Plaster of Paris is an easy to use grain filler, however it does have a big drawer back. If you add pigment to it, that pigment will blow out leaving you with a yellowy white grain. How fast the pigment blows out will depend on how much daylight the piece is exposed to, so it may take anything from three to twenty years, but one thing you can be sure of , it will blow out. French Polishers in the UK used Plaster of Paris extensively from about 1900 to 1920, they stopped using it when it became clear it did not hold the colour, If you look in your local Antique shop, you will see lots of Edwardian furniture with the yellowy white plaster in the grain. Of all the methods of grain filling that have been mentioned, using shellac, thixotropic and pumice are all good and easy to use, I have used them all over the last thirty years and my favorite is pumice, so here is my method, which works well and takes very little time and effort to master. I hope it is of use to you.
The pumice must be fine '000' or '0000'. In the past you could buy pumice in the same grading system as wire wool but now the different suppliers dont tell you what grade it is. The only one on the market I know of that is the right grade is Mylands. If you have some from Fiddes or Jenkins you can put it through a fine sieve but that is laborious. You can also make yourself a pounce but I find that some of the larger grains tend to get through and then it gets scratchy. When you have your pumice put it in a jar or tin and drill some 3mm holes in the lid to make it into a shaker.
The next bit of kit you will need is a dish cloth, just an ordinary cotton dish cloth edged with a coloured stitching, the type you get in the 'pound' shop in a bundle of ten for, oddly enough, a pound.
Get a washing up liquid bottle and a marker pen and place marks on the bottle to divide it into ten equal parts, ( by eye is good enough ) Place one part shellac to nine parts meths ( finishing spirit if you are using this on fine antiques )
Method.
Shake a fine sprinkling of pumice over the surface.
Shape the dish cloth into a bundle with a flat crease free surface like a rubber and charge it up with your shellac/meths mix.

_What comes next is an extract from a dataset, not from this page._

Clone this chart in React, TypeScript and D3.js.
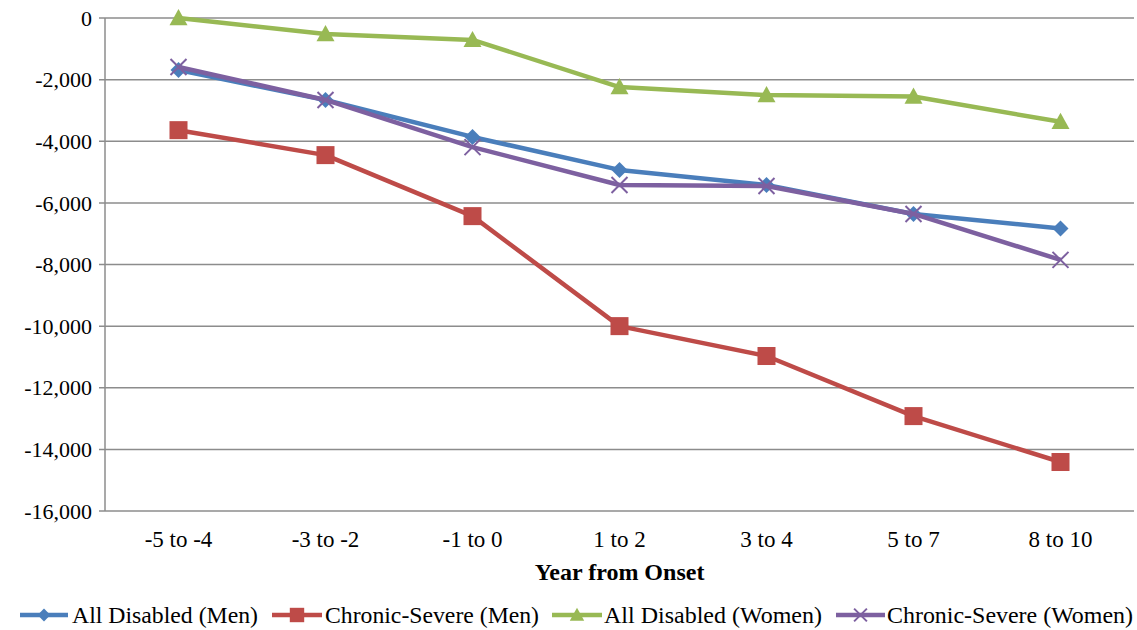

Apply the 'rubber' in interlocking circular motions all over the surface until the pumice has disappeared into the grain, then straighten out with the grain just like French polishing. It will look as though nothing has happened, repeat several times depending on how deep the grain is, again it will look as though nothing is happening, but then you will see the grain begin to fill, when you see this happening make your mix a little dryer and then all of a sudden you will see a sheen appear on the the surface, at this point leave it to rest over night. Next day flick it back with 400 grit then if the grain is still a little open carry on with some more pumice, other wise finish as normal. it will give you a good hard base that will not sink.